Nelle forme più gravi di questa rara malattia autoimmune cronica, il trattamento con un anticorpo monoclonale “intelligente”, belimumab, il primo specifico per la malattia, consente di frenarne l’avanzata e soprattutto previene la progressione del danno agli organi bersaglio della malattia stessa.   Lo studio, condotto per valutare la sicurezza e l’efficacia della terapia con belimumab in pazienti con Lupus Eritematoso Sistemico in fase attiva e che non rispondevano alla terapia standard, ha preso in esame 58 pazienti (54 donne e 4 uomini), con una malattia che durava in media dai 4 ai 21 anni, con segni di attività sia clinici che laboratoristici.
L’osservazione media dei pazienti è stata di 7-21 mesi: le manifestazioni che hanno richiesto l’impiego di belimumab in aggiunta alla terapia già in atto sono state soprattutto a carico dell’apparato muscolo-scheletrico (35,9%), del distretto muco-cutaneo (27,2%), renali (22,1%), ematologiche (11,7%) e le manifestazioni generali come febbre, cefalea ed artromialgie.
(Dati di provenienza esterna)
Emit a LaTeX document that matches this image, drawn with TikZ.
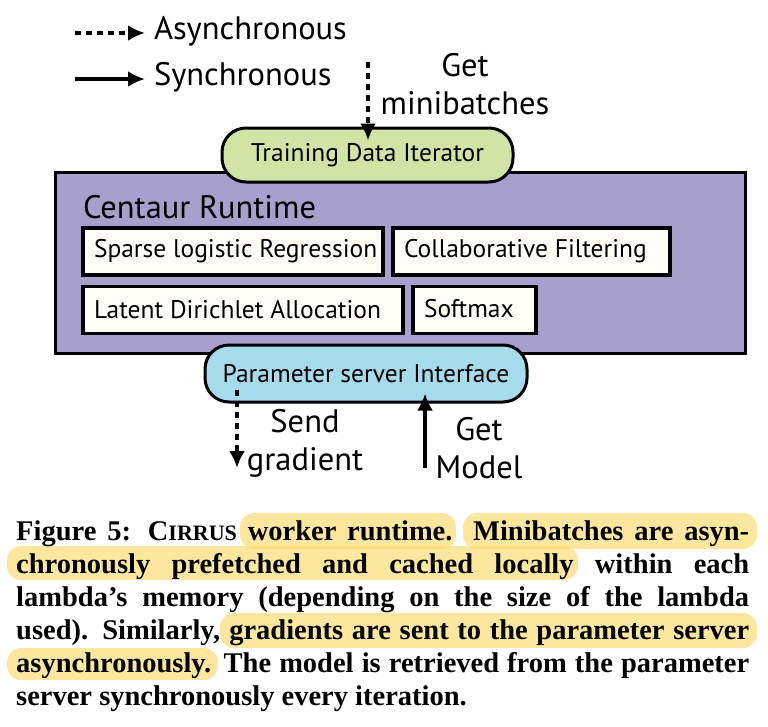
\documentclass[tikz,border=0pt]{standalone}
\usepackage{fontspec}
\setmainfont{Liberation Serif}
\setsansfont{PT Sans}
\usetikzlibrary{arrows.meta, calc}
\definecolor{iterfill}{RGB}{210,228,165}
\definecolor{psfill}{RGB}{166,219,236}
\definecolor{runfill}{RGB}{168,160,204}
\definecolor{algofill}{RGB}{254,254,246}
\definecolor{hlfill}{RGB}{252,212,80}
\newcommand{\diagfont}{\sffamily\fontsize{32.5}{38}\selectfont}
\newcommand{\boxfont}{\sffamily\fontsize{25.5}{30}\selectfont}
\newcommand{\capfont}{\rmfamily\bfseries\fontsize{28.5}{33}\selectfont}
\newcommand{\cirrus}{C{\fontsize{22}{33}\selectfont IRRUS}}
\tikzset{
  asyncarrow/.style={line width=4pt, dash pattern=on 6pt off 5pt, -{Latex[length=17pt, width=16pt]}},
  syncarrow/.style={line width=4pt, -{Latex[length=17pt, width=16pt]}},
  lbl/.style={font=\diagfont, align=center, inner sep=0pt, outer sep=0pt},
  pill/.style={draw, line width=3pt, rounded corners=24pt, font=\boxfont, inner sep=0pt},
  algo/.style={draw, line width=3.5pt, fill=algofill, minimum height=47pt, inner xsep=11pt, font=\boxfont},
  hl/.style={fill=hlfill, fill opacity=0.55, rounded corners=14pt},
  capline/.style={font=\capfont, anchor=base west, inner sep=0pt},
}
\begin{document}
\begin{tikzpicture}[x=1pt, y=-1pt]
  \useasboundingbox (0,0) rectangle (768,726);
  % legend
  \coordinate (asyncTail) at (75,33);
  \node[lbl, anchor=west, inner xsep=9pt] (asyncTxt) at (145,31) {Asynchronous};
  \draw[asyncarrow] (asyncTail) -- (asyncTxt.west |- asyncTail);
  \coordinate (syncTail) at (75,79);
  \node[lbl, anchor=west, inner xsep=9pt] (syncTxt) at (145,77) {Synchronous};
  \draw[syncarrow] (syncTail) -- (syncTxt.west |- syncTail);
  % runtime
  \node[draw, line width=3pt, fill=runfill, minimum width=690pt, minimum height=181pt] (runtime) at (400,262.5) {};
  \node[lbl, anchor=base west] (rtTitle) at (83,218) {Centaur Runtime};
  \node[algo] (slr) at (233,251.5) {\makebox[278pt][l]{Sparse logistic Regression}};
  \node[algo] (cf) at (531.5,251.5) {\makebox[255pt][l]{Collaborative Filtering}};
  \node[algo] (lda) at (243,310) {\makebox[298pt][l]{Latent Dirichlet Allocation}};
  \node[algo] (smax) at (474.5,310) {\makebox[101pt][l]{\raisebox{4pt}{Softmax}}};
  % iterator and parameter server
  \node[pill, fill=iterfill, minimum width=291pt, minimum height=54pt] (tdi) at (367.5,155) {Training Data Iterator};
  \node[pill, fill=psfill, minimum width=322pt, minimum height=57pt] (psi) at (366,373.5) {Parameter server Interface};
  % minibatches
  \coordinate (mbSrc) at (368,62);
  \draw[asyncarrow] (mbSrc) -- ($(tdi.north -| mbSrc)+(0,14)$);
  \node[lbl] (mbLbl) at (465,84) {Get\\minibatches};
  % gradient and model
  \coordinate (gradEnd) at (237,468);
  \draw[asyncarrow] ($(psi.south -| gradEnd)+(0,-14)$) -- (gradEnd);
  \node[lbl] (gradLbl) at (305,443) {Send\\gradient};
  \coordinate (modelSrc) at (425,468);
  \draw[syncarrow] (modelSrc) -- ($(psi.south -| modelSrc)+(0,-10)$);
  \node[lbl] (modelLbl) at (479,448) {Get\\Model};
  % caption highlights
  \fill[hl] (240,513) rectangle (456,549);
  \fill[hl] (463,513) rectangle (757,549);
  \fill[hl] (7,546) rectangle (578,580);
  \fill[hl] (220,613) rectangle (757,648);
  \fill[hl] (7,648) rectangle (218,680);
  % caption
  \node[capline] (cap1) at (16,540) {\makebox[733pt][s]{Figure 5: \cirrus{} worker runtime. Minibatches are asyn-}};
  \node[capline] (cap2) at (16,573) {\makebox[733pt][s]{chronously prefetched and cached locally within each}};
  \node[capline] (cap3) at (16,606) {\makebox[733pt][s]{lambda’s memory (depending on the size of the lambda}};
  \node[capline] (cap4) at (16,639) {\makebox[733pt][s]{used). Similarly, gradients are sent to the parameter server}};
  \node[capline] (cap5) at (16,672) {\makebox[733pt][s]{asynchronously. The model is retrieved from the parameter}};
  \node[capline] (cap6) at (16,705) {server synchronously every iteration.};
\end{tikzpicture}
\end{document}
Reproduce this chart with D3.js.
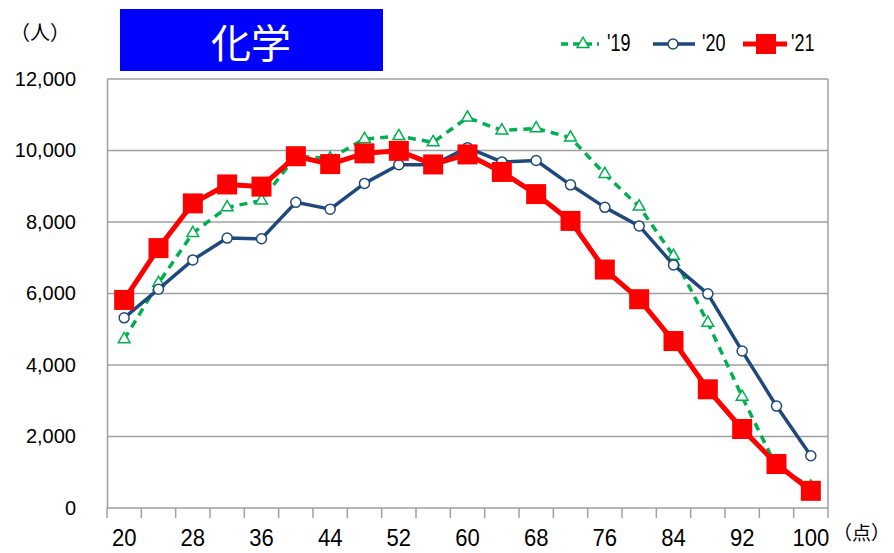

Il trattamento con l’anticorpo monoclonale ha permesso di:   –      ridurre significativamente la dose giornaliera di prednisone (derivato cortisonico) nei controlli a 3, 6, 9, 12, e 18 mesi dall’inizio della terapia.   –      Abbassare il numero di riaccensione della malattia dall’82 per cento di pazienti all’anno al 37 per cento di pazienti, sempre all’anno.   “Questi dati – commentano gli autori – sono particolarmente importanti perchè dimostrano come l’impiego di belimumab nella pratica clinica quotidiana sia vantaggioso. La riduzione della frequenza di riacutizzazoione osservata in modo chiaro nei nostri pazienti rende ragione della riduzione nella progressione del danno d’organo che rimane uno dei principali obiettivi della terapia del LES”.   Per quanto riguarda la sicurezza, non si sono registrati casi di reazioni severe all’infusione del farmaco o sospensioni del trattamento legate ad effetti indesiderati gravi. L’effetto collaterale prevalente nella maggior parte dei casi (50,4%) è stata un’infezione.
Solo 2 pazienti in terapia hanno avuto una patologia concomitante: in un caso si è trattato di trombosi venosa profonda e nell’altro di polmonite infettiva. In entrambi i casi non è stata rilevata correlazione con la somministrazione del farmaco.